Now combine this with a renewed focus on simplicity as a guiding aesthetic and ergonomic principal. No auto focus, multi-function dials, movie modes, EVFs, or other various digital bloat. Just a simple camera with minimal bells and whistles – a shooting experience akin to a traditional Leica film rangefinder, with manual focus, manual aperture, and manual shutter speed controls, with a decent sensor that doesn’t need replacing every year. A beautiful, minimalist form factor like the iconic film M’s, but not merely a slavish retro throwback. The ability to use M mount lenses. Competitively priced. Give us that, Leica, and people like me will beat a path to your door to buy it.
And it looks like we may get it, but not from Leica. U.S. Based Konost plans to launch a full frame digital rangefinder that hardens back to the minimalist ethos that made Leica famous. And it sounds – and from first photos, looks – really cool. The Konost FF is an aluminum bodied 20 megapixel M-mount “rangefinder style” camera that uses a secondary image sensor rather than a traditional rangefinder mechanism. The secondary image sensor, located in the round window next to the lens, produces an image calibrated to the lens position and then electronically displays it as the rangefinder focus patch in the optical viewfinder. Users compose shots using the optical viewfinder and manually focus the camera in typical rangefinder fashion by superimposing the two images.
Konost also plans a smaller version of the digital rangefinder with a 12-megapixel APS-C sensor, and the Junior, a JPEG-only fixed-lens camera with a 1-inch-type sensor.

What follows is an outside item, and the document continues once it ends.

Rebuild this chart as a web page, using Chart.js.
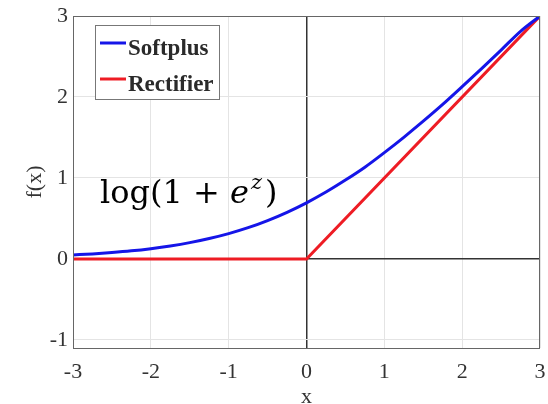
<!DOCTYPE html>
<html>
<head>
<meta charset="utf-8">
<script src="https://cdn.jsdelivr.net/npm/chart.js@4"></script>
<style>
    html, body { margin: 0; padding: 0; background: #fff; }
    #wrap { width: 548px; height: 404px; }
</style>
</head>
<body>
<div id="wrap"><canvas id="reluChart"></canvas></div>
<script>
// values
const xValues = [-3, -2.75, -2.5, -2.25, -2, -1.75, -1.5, -1.25, -1, -0.75, -0.5, -0.25,
    0, 0.25, 0.5, 0.75, 1, 1.25, 1.5, 1.75, 2, 2.25, 2.5, 2.75, 3];
const softplusValues = [0.049, 0.062, 0.079, 0.100, 0.127, 0.160, 0.201, 0.252, 0.313, 0.386, 0.474, 0.576,
    0.693, 0.826, 0.974, 1.133, 1.313, 1.502, 1.701, 1.908, 2.127, 2.351, 2.579, 2.811, 3.0];
const rectifierX = [-3, 0, 3];
const rectifierValues = [0, 0, 3];
const xTicks = [-3, -2, -1, 0, 1, 2, 3];
const yTicks = [-1, 0, 1, 2, 3];

const serif = "'Liberation Serif', 'DejaVu Serif', serif";
const mathSerif = "'DejaVu Serif', serif";

// box around plot, legend and formula label
const decorPlugin = {
    id: 'decor',
    afterDatasetsDraw(chart) {
        const { ctx, chartArea: a } = chart;
        ctx.save();
        ctx.strokeStyle = '#666';
        ctx.lineWidth = 1;
        ctx.strokeRect(a.left + 0.5, a.top + 0.5, a.right - a.left - 1, a.bottom - a.top);

        // legend
        const lx = 95, ly = 25, lw = 124, lh = 74;
        ctx.fillStyle = '#fff';
        ctx.fillRect(lx, ly, lw, lh);
        ctx.strokeStyle = '#777';
        ctx.strokeRect(lx + 0.5, ly + 0.5, lw, lh);
        ctx.font = 'bold 23px ' + serif;
        ctx.textBaseline = 'alphabetic';
        chart.data.datasets.forEach((ds, i) => {
            const y = 43 + i * 36;
            ctx.strokeStyle = ds.borderColor;
            ctx.lineWidth = 3;
            ctx.beginPath();
            ctx.moveTo(100, y);
            ctx.lineTo(126, y);
            ctx.stroke();
            ctx.fillStyle = '#2a2a2a';
            ctx.fillText(ds.label, 128, y + 12);
        });

        // formula
        let x = 100;
        const base = 203;
        ctx.fillStyle = '#000';
        ctx.font = '32px ' + mathSerif;
        ctx.fillText('log(1 + ', x, base);
        x += ctx.measureText('log(1 + ').width;
        ctx.font = 'italic 32px ' + mathSerif;
        ctx.fillText('e', x, base);
        x += ctx.measureText('e').width + 2;
        ctx.font = 'italic 21px ' + mathSerif;
        ctx.fillText('z', x, base - 14);
        x += ctx.measureText('z').width + 3;
        ctx.font = '32px ' + mathSerif;
        ctx.fillText(')', x, base);
        ctx.restore();
    }
};

const ctx = document.getElementById('reluChart').getContext('2d');
new Chart(ctx, {
    type: 'line',
    data: {
        datasets: [
            {
                label: 'Softplus',
                data: xValues.map((x, i) => ({ x: x, y: softplusValues[i] })),
                borderColor: '#1515e8',
                borderWidth: 3,
                pointRadius: 0,
                cubicInterpolationMode: 'monotone',
                fill: false
            },
            {
                label: 'Rectifier',
                data: rectifierX.map((x, i) => ({ x: x, y: rectifierValues[i] })),
                borderColor: '#ee1c24',
                borderWidth: 3,
                pointRadius: 0,
                tension: 0,
                fill: false
            }
        ]
    },
    options: {
        responsive: true,
        maintainAspectRatio: false,
        animation: false,
        layout: { padding: { top: 16, right: 8, left: 0, bottom: 0 } },
        plugins: {
            legend: { display: false },
            tooltip: { enabled: false }
        },
        scales: {
            x: {
                type: 'linear',
                min: -3,
                max: 3,
                afterBuildTicks: s => { s.ticks = xTicks.map(v => ({ value: v })); },
                afterFit: s => { s.height = 56; s.paddingLeft = 0; s.paddingRight = 0; },
                grid: {
                    drawTicks: false,
                    color: c => c.tick && c.tick.value === 0 ? '#333' : '#e4e4e4',
                    lineWidth: c => c.tick && c.tick.value === 0 ? 1.5 : 1
                },
                border: { display: false },
                ticks: { color: '#333', padding: 11, font: { family: serif, size: 22 } },
                title: {
                    display: true,
                    text: 'x',
                    color: '#333',
                    padding: { top: 0, bottom: -6 },
                    font: { family: serif, size: 22 }
                }
            },
            y: {
                min: -1.1,
                max: 3,
                afterBuildTicks: s => { s.ticks = yTicks.map(v => ({ value: v })); },
                afterFit: s => { s.width = 73; s.paddingTop = 0; s.paddingBottom = 0; },
                grid: {
                    drawTicks: false,
                    color: c => c.tick && c.tick.value === 0 ? '#333' : '#e4e4e4',
                    lineWidth: c => c.tick && c.tick.value === 0 ? 1.5 : 1
                },
                border: { display: false },
                ticks: { color: '#333', padding: 5, font: { family: serif, size: 22 } },
                title: {
                    display: true,
                    text: 'f(x)',
                    color: '#333',
                    padding: { top: 22, bottom: 0 },
                    font: { family: serif, size: 22 }
                }
            }
        }
    },
    plugins: [decorPlugin]
});
</script>
</body>
</html>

They’ll all share the same basic body architecture.
The full frame model will use a 20-megapixel (36 x 24 mm) CMOS sensor, a maximum shutter speed of 1/4,000 second, and a 4-inch rear LCD monitor. The Konost FF will use M-mount lenses and simple manual controls.
Konost plans to release The camera in 2016. “Like any small start-up, there are still many things to do and our resources are limited. However, we are doing our best everyday. We are just a group of engineers building our own dream camera. We’re not stopping until it’s out.”
It’s a great idea for a really promising digital camera that will finally bring the promise of traditional rangefinder simplicity to the digital age. It’s what Leica should have done 10 years ago. It’s still not too late, before a small US based start-up steals a march on Leica. Leica will have no one but themselves to blame if they do.